Install dependencies¶
Clone the project repository and install all the dependencies.
git clone https://github.com/bentoml/BentoDiffusion.git
cd BentoDiffusion/controlnet
pip install -r requirements.txt
Define the model serving logic¶
Create BentoML Services in a service.py
file to specify the serving logic of this BentoML project. In the cloned repository, you can find an example service.py
file that uses the following models:
diffusers/controlnet-canny-sdxl-1.0: Offers enhanced control in the image generation process. It allows for precise modifications based on text and image inputs, making sure the generated images are more aligned with specific user requirements (for example, replicating certain compositions).
madebyollin/sdxl-vae-fp16-fix: This Variational Autoencoder (VAE) is responsible for encoding and decoding images within the pipeline.
stabilityai/stable-diffusion-xl-base-1.0: Takes text prompts and image inputs, processes them through the above two integrated models, and generates images that reflect the given prompts.
from __future__ import annotations
import typing as t
import numpy as np
import PIL
from PIL.Image import Image as PIL_Image
from pydantic import BaseModel
import bentoml
CONTROLNET_MODEL_ID = "diffusers/controlnet-canny-sdxl-1.0"
VAE_MODEL_ID = "madebyollin/sdxl-vae-fp16-fix"
BASE_MODEL_ID = "stabilityai/stable-diffusion-xl-base-1.0"
@bentoml.service(
traffic={
"timeout": 600,
"external_queue": True,
"concurrency": 1,
},
workers=1,
resources={
"gpu": 1,
"gpu_type": "nvidia-l4",
}
)
class ControlNet:
def __init__(self) -> None:
import torch
from diffusers import StableDiffusionXLControlNetPipeline, ControlNetModel, AutoencoderKL
if torch.cuda.is_available():
self.device = "cuda"
self.dtype = torch.float16
else:
self.device = "cpu"
self.dtype = torch.float32
self.controlnet = ControlNetModel.from_pretrained(
CONTROLNET_MODEL_ID,
torch_dtype=self.dtype,
)
self.vae = AutoencoderKL.from_pretrained(
VAE_MODEL_ID,
torch_dtype=self.dtype,
)
self.pipe = StableDiffusionXLControlNetPipeline.from_pretrained(
BASE_MODEL_ID,
controlnet=self.controlnet,
vae=self.vae,
torch_dtype=self.dtype
).to(self.device)
@bentoml.api
async def generate(self, image: PIL_Image, params: Params) -> PIL_Image:
import cv2
arr = np.array(image)
arr = cv2.Canny(arr, 100, 200)
arr = arr[:, :, None]
arr = np.concatenate([arr, arr, arr], axis=2)
params_d = params.dict()
prompt = params_d.pop("prompt")
image = PIL.Image.fromarray(arr)
return self.pipe(
prompt,
image=image,
**params_d
).to_tuple()[0][0]
class Params(BaseModel):
prompt: str
negative_prompt: t.Optional[str]
controlnet_conditioning_scale: float = 0.5
num_inference_steps: int = 25
This file defines a BentoML Service ControlNet
with custom configurations in timeout, worker count, and resources.
It loads the three pre-trained models and configures them to use GPU if available.
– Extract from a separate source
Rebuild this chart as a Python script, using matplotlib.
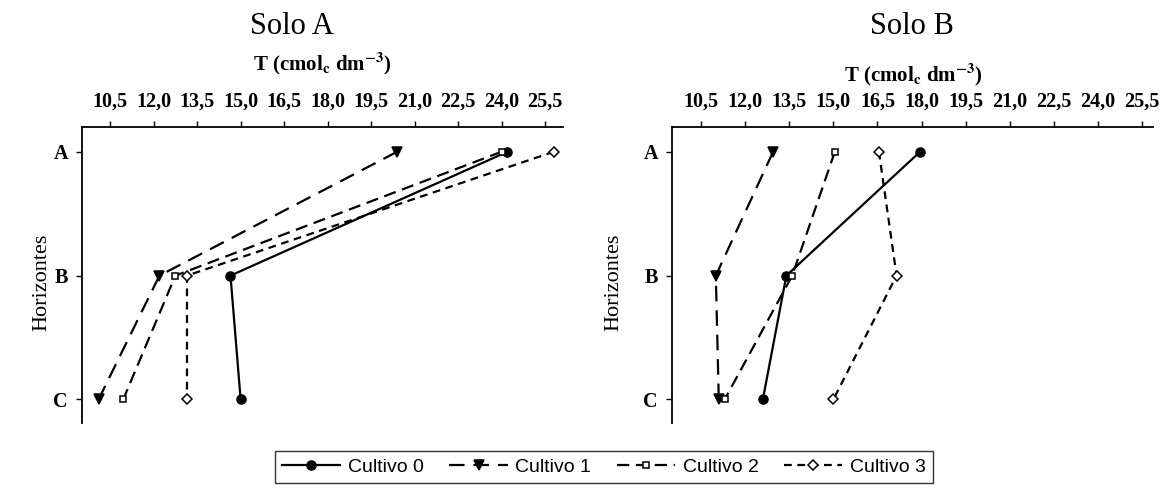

The main pipeline (
StableDiffusionXLControlNetPipeline
) integrates these models.It defines an asynchronous API endpoint
generate
, which takes an image and a set of parameters as input. The parameters for the generation process are extracted from aParams
instance, a Pydantic model that provides automatic data validation.The
generate
method returns the generated image by calling the pipeline with the processed image and text prompts.
Run bentoml serve
in your project directory to start the BentoML server.
$ bentoml serve service:ControlNet
2024-01-09T04:33:24+0000 [INFO] [cli] Starting production HTTP BentoServer from "service:ControlNet" listening on http://localhost:3000 (Press CTRL+C to quit)
The server is active at http://localhost:3000. You can interact with it in different ways.
curl -X 'POST' \
'http://localhost:3000/generate' \
-H 'accept: image/*' \
-H 'Content-Type: multipart/form-data' \
-F 'image=@example-image.png;type=image/png' \
-F 'params={
"prompt": "A young man walking in a park, wearing jeans.",
"negative_prompt": "ugly, disfigured, ill-structured, low resolution",
"controlnet_conditioning_scale": 0.5,
"num_inference_steps": 25
}'
import bentoml
from pathlib import Path
with bentoml.SyncHTTPClient("http://localhost:3000") as client:
result = client.generate(
image=Path("example-image.png"),
params={
"prompt": "A young man walking in a park, wearing jeans.",
"negative_prompt": "ugly, disfigured, ill-structure, low resolution",
"controlnet_conditioning_scale": 0.5,
"num_inference_steps": 25
},
)
Visit http://localhost:3000, scroll down to Service APIs, specify the image and parameters, and click Execute.
This is the example image used in the request:
Expected output:
Deploy to BentoCloud¶
After the Service is ready, you can deploy the project to BentoCloud for better management and scalability. Sign up for a BentoCloud account and get $10 in free credits.
First, specify a configuration YAML file (bentofile.yaml
) to define the build options for your application. It is used for packaging your application into a Bento. Here is an example file in the project:
service: "service:ControlNet"
labels:
owner: bentoml-team
project: gallery
include:
- "*.py"
python:
requirements_txt: "./requirements.txt"
docker:
distro: debian
system_packages:
- ffmpeg
Log in to BentoCloud by running bentoml cloud login
, then run the following command to deploy the project.
bentoml deploy .
Once the Deployment is up and running on BentoCloud, you can access it via the exposed URL.
Note
For custom deployment in your own infrastructure, use BentoML to generate an OCI-compliant image.